Returning to the latest Basilian reforms: based once again on feedback from the worldwide membership of the Order, the 2000 general chapter established a commission to produce a draft project of the definitive constitutions. This project was presented, voted upon, and modified by the 2004 general chapter, but later was rejected by the canonical commission which that chapter had created. The project commission had made the error of failing to take the last constitutions to have been approved by the Apostolic See (1955) as their starting point. A further complicating factor was the fact that the canonical commission and the project commissions represented the two juxtaposed outlooks of the Order; the former being composed generally of Europeans while the latter was led by canonists from the Americas. At the chapters of 2006 and 2008, the first project was largely reworked into a new text, which also incorporated the work of the canonical commission. This new draft was then amended and approved by the 2008 general chapter and was then presented to the Apostolic See for final approbation. For the first time in its history, the official text of the Basilian Constitutions is written in Italian as opposed to Latin. Official translations in Ukrainian, English, Portuguese, Spanish, Romanian, Slovak, Hungarian and Polish was also submitted for approval.  After examination by ecclesiastical consultants, what were to be definitive constitutions have again been approved only ad experimentum.

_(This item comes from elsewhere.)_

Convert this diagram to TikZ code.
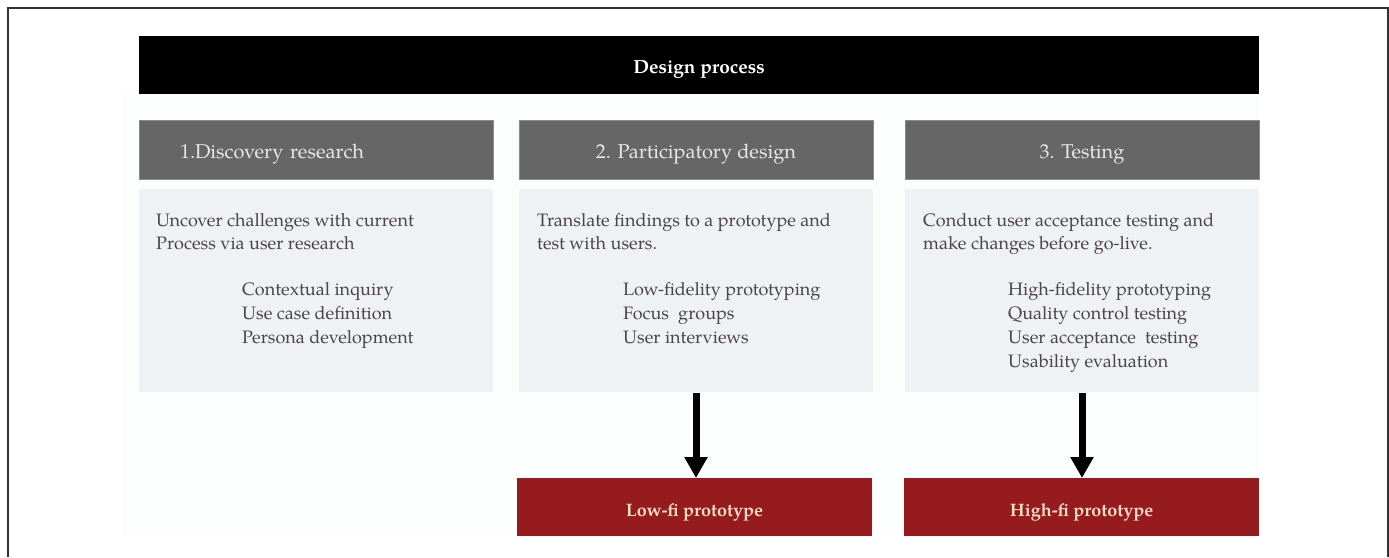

Although this article has described at length the various constitutions, these texts should not be equated with the reforms themselves; they are merely external and very partial reflections of the Basilian Order’s internal reality. If, in reading any given edition of the Basilians’ rules, we hope to find an accurate reflection of the Order’s lifestyle and mission, we will be dissapointed. To take only one example, the 1858 constitutions were very strict and very monastic but visitations revealed that the inidividual monks were leading decadent lifestyles and were entirely engaged by the bishops in parish work. Consistently, throughout its history, successful and lasting reforms of the Basilian Order have never emerged from the altering of their written rules. Instead, these rules were altered to conform to a shift in attitude, imparted by charismatic leaders such as Rustky, St. Josaphat, Jackowski and Welykyj. In contrast, Basilian zeal waned during periods when the Order was administered by pencil-pushers.

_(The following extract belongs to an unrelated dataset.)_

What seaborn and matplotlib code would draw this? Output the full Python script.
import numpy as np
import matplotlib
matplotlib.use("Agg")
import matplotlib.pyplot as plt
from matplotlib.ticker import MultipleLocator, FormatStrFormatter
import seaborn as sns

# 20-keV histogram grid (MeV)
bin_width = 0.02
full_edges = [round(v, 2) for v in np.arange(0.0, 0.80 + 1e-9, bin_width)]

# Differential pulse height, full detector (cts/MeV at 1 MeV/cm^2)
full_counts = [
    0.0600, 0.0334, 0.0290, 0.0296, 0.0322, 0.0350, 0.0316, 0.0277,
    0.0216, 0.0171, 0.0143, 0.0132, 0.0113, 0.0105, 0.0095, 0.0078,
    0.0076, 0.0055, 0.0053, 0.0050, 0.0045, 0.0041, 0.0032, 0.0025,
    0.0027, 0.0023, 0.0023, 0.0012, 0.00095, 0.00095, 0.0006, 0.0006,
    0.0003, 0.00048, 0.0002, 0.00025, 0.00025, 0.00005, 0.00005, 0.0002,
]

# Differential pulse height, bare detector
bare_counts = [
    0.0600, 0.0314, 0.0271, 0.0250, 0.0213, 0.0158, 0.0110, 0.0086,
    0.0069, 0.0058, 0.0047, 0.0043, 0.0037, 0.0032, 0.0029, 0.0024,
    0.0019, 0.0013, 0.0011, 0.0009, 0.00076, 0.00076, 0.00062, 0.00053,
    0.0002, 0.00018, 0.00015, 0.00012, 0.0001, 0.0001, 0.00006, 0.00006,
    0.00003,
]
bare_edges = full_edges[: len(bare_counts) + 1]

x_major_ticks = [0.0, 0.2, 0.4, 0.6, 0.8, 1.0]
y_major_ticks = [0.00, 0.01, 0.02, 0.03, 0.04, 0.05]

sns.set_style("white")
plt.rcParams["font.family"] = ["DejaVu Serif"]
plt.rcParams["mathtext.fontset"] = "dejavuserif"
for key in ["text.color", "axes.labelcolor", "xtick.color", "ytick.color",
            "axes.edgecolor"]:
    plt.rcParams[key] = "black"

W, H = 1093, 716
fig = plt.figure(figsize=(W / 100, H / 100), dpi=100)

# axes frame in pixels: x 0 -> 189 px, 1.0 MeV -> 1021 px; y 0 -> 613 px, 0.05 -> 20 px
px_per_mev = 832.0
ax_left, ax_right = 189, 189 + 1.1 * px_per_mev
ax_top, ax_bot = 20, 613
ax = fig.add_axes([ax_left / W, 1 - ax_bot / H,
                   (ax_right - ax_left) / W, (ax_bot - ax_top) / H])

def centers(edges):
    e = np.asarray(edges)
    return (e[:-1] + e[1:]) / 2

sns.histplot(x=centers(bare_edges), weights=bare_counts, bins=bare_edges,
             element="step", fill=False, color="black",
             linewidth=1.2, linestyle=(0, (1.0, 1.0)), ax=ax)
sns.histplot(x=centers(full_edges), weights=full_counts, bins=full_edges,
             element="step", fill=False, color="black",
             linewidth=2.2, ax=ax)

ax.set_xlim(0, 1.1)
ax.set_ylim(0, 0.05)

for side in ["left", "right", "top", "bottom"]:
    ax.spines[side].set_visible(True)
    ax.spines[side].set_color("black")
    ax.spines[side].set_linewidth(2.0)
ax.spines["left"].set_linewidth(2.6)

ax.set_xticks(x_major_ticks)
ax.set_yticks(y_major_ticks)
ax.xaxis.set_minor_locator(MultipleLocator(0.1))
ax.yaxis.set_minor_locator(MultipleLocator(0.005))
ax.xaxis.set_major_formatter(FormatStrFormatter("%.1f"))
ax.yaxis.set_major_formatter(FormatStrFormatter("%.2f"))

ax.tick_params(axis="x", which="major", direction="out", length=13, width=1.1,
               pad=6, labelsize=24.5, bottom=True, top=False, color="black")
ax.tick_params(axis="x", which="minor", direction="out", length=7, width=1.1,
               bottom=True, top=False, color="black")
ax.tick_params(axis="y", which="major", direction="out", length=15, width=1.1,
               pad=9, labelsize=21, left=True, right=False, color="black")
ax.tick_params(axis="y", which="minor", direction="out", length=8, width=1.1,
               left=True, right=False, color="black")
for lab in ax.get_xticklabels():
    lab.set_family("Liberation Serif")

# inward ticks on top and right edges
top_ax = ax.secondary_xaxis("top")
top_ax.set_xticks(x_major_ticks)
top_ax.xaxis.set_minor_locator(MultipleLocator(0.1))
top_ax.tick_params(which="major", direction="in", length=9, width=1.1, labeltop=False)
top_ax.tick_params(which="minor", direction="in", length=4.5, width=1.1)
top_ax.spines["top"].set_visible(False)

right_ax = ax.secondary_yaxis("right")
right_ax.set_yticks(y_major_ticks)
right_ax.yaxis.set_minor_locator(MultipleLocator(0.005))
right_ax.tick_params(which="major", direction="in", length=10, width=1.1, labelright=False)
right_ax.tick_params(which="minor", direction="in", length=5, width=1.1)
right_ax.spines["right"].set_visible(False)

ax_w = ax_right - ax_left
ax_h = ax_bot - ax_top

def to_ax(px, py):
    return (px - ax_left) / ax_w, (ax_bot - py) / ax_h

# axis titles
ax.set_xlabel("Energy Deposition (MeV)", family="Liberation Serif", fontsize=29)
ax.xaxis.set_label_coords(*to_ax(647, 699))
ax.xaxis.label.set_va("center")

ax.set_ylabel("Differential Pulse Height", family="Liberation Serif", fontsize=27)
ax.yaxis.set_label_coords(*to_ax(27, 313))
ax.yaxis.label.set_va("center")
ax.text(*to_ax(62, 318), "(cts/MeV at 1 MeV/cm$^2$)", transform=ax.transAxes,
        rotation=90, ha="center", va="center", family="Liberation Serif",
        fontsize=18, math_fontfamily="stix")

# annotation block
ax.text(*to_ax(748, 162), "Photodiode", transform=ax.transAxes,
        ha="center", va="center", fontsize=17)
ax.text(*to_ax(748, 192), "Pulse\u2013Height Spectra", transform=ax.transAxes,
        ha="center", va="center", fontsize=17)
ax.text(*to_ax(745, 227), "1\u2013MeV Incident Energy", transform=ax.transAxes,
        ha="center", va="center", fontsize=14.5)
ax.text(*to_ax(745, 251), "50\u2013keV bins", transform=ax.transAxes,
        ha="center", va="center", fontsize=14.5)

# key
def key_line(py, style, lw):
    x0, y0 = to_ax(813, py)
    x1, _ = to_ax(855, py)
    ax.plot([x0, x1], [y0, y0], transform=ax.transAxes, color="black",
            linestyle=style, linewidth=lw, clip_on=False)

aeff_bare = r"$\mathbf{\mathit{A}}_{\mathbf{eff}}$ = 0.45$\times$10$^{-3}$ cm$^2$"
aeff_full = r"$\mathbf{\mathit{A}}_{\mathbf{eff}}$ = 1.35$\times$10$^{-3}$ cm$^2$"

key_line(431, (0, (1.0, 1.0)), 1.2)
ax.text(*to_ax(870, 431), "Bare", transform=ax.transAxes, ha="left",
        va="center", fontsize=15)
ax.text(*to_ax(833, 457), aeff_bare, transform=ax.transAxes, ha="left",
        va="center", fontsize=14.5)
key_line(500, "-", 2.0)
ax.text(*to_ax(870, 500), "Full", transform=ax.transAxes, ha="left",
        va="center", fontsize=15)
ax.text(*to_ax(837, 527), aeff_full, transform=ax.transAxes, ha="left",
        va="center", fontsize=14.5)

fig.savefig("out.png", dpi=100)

With vocations ever dwindling in the Americas, the future of the Basilian Order of St. Josaphat lies in Europe, especially in Ukraine. The main questions that the Order needs to confront, and which will determine its fate, were already expressed by the Ukrainian hierarchy at the turn of the twentieth century. These are: What is the role of the Order in the Ukrainian Greek-Catholic Church? What should be the Order's contribution to the religious life of our Church? What should be relationship of the Order’s churches to the eparchies? What human and spiritual qualities should be considered in choosing men as religious superiors? Should the Order reform its electoral system, allowing all the members an equal voice, to avoid the possibility of one caste perpetuating itself? How can the Order manage it’s wealth so as not to be managed by it? The final question which the Basilians need to address comes from the unfortunate reality of post-communist culture, but is also found in the decadence of the West, and that is: what is the Order’s attitude towards corruption in secular society and, where it occurs, even within its own ranks? This last issue will largely determine the place of the Basilians in the current life of the Ukrainian Church and also history's verdict as to its moral and spiritual contribution in the twenty-first century.
EVOLUTIO: On 14 July 2009, the Vatican office in charge of Latin-Rite religious communities issued instructions for the inspection of women's religous communities. The principal questions which each member of the community is called to answer are identical to those put forth in this post. Besides the fundamental questions about charism/identity and mission, the instruction clearly forsees the profession of additional vows (not merely promises), like the Basilian's (former?) vow of particular submission to the Roman Pontiff.